- Problem details -
Omit all images, then return the remaining material exactly as it stands.

- Data extract -
↓↓↓

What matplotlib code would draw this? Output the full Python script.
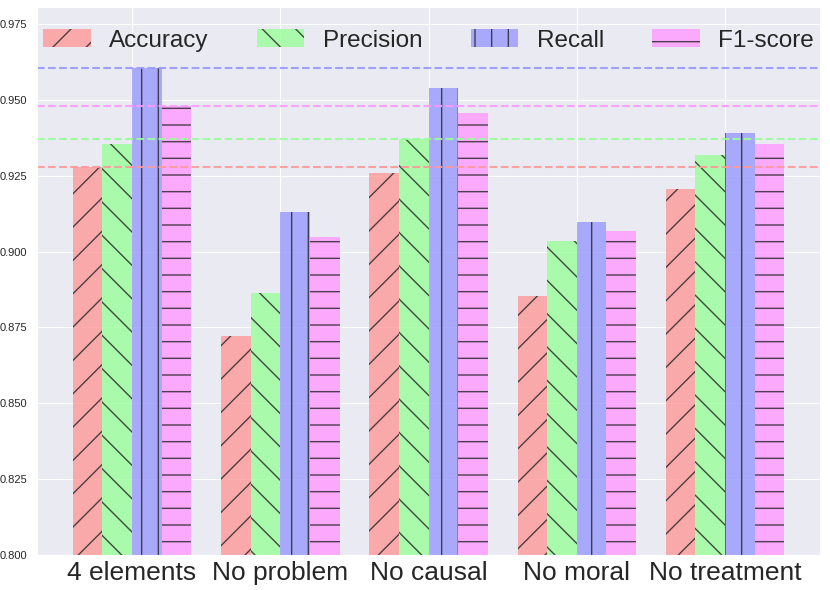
import matplotlib.pyplot as plt
import seaborn as sns
import numpy as np

sns.set_style('darkgrid')
plt.rcParams['font.family'] = ['Liberation Sans', 'DejaVu Sans']
plt.rcParams['hatch.linewidth'] = 1.0

groups = ['4 elements', 'No problem', 'No causal', 'No moral', 'No treatment']
metrics = ['Accuracy', 'Precision', 'Recall', 'F1-score']
accuracy = [0.928, 0.8722, 0.9259, 0.8854, 0.9206]
precision = [0.9356, 0.8862, 0.9372, 0.9035, 0.9318]
recall = [0.9606, 0.9131, 0.9538, 0.9097, 0.9391]
f1 = [0.948, 0.9047, 0.9456, 0.9068, 0.9354]

colors = ['#ff9999', '#99ff99', '#9999ff', '#ff99ff']
hatches = ['/', '\\', '|', '-']

fig = plt.figure(figsize=(8.3, 5.9), dpi=100)
ax = fig.add_axes([0.0446, 0.0593, 0.9434, 0.9288])

x = np.arange(len(groups))
width = 0.2
series = [accuracy, precision, recall, f1]
for i, vals in enumerate(series):
    ax.bar(x + (i - 1.5) * width, [v - 0.8 for v in vals], width, bottom=0.8,
           color=colors[i], alpha=0.8, hatch=hatches[i], label=metrics[i],
           edgecolor='#222222', linewidth=0)

# best value of every metric
for i, vals in enumerate(series):
    ax.axhline(max(vals), color=colors[i], linestyle='--', linewidth=1.5, alpha=0.9)

ax.set_ylim(0.8, 0.9806)
ax.set_yticks(np.arange(0.8, 0.976, 0.025))
ax.set_yticklabels(['%.3f' % t for t in np.arange(0.8, 0.976, 0.025)], fontsize=8)
ax.set_xticks(x)
ax.set_xticklabels(groups, fontsize=19)
ax.tick_params(axis='x', pad=1)

ax.legend(loc='upper center', ncol=4, fontsize=17.5, frameon=False,
          handlelength=1.95, handleheight=0.8, handletextpad=0.75,
          columnspacing=2.0, bbox_to_anchor=(0.5, 1.0))

fig.savefig('out.png', dpi=100)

↑↑↑

- Exercise result -
What matplotlib code would draw this? Output the full Python script.
import matplotlib.pyplot as plt
import seaborn as sns
import numpy as np

sns.set_style('darkgrid')
plt.rcParams['font.family'] = ['Liberation Sans', 'DejaVu Sans']
plt.rcParams['hatch.linewidth'] = 1.0

groups = ['4 elements', 'No problem', 'No causal', 'No moral', 'No treatment']
metrics = ['Accuracy', 'Precision', 'Recall', 'F1-score']
accuracy = [0.928, 0.8722, 0.9259, 0.8854, 0.9206]
precision = [0.9356, 0.8862, 0.9372, 0.9035, 0.9318]
recall = [0.9606, 0.9131, 0.9538, 0.9097, 0.9391]
f1 = [0.948, 0.9047, 0.9456, 0.9068, 0.9354]

colors = ['#ff9999', '#99ff99', '#9999ff', '#ff99ff']
hatches = ['/', '\\', '|', '-']

fig = plt.figure(figsize=(8.3, 5.9), dpi=100)
ax = fig.add_axes([0.0446, 0.0593, 0.9434, 0.9288])

x = np.arange(len(groups))
width = 0.2
series = [accuracy, precision, recall, f1]
for i, vals in enumerate(series):
    ax.bar(x + (i - 1.5) * width, [v - 0.8 for v in vals], width, bottom=0.8,
           color=colors[i], alpha=0.8, hatch=hatches[i], label=metrics[i],
           edgecolor='#222222', linewidth=0)

# best value of every metric
for i, vals in enumerate(series):
    ax.axhline(max(vals), color=colors[i], linestyle='--', linewidth=1.5, alpha=0.9)

ax.set_ylim(0.8, 0.9806)
ax.set_yticks(np.arange(0.8, 0.976, 0.025))
ax.set_yticklabels(['%.3f' % t for t in np.arange(0.8, 0.976, 0.025)], fontsize=8)
ax.set_xticks(x)
ax.set_xticklabels(groups, fontsize=19)
ax.tick_params(axis='x', pad=1)

ax.legend(loc='upper center', ncol=4, fontsize=17.5, frameon=False,
          handlelength=1.95, handleheight=0.8, handletextpad=0.75,
          columnspacing=2.0, bbox_to_anchor=(0.5, 1.0))

fig.savefig('out.png', dpi=100)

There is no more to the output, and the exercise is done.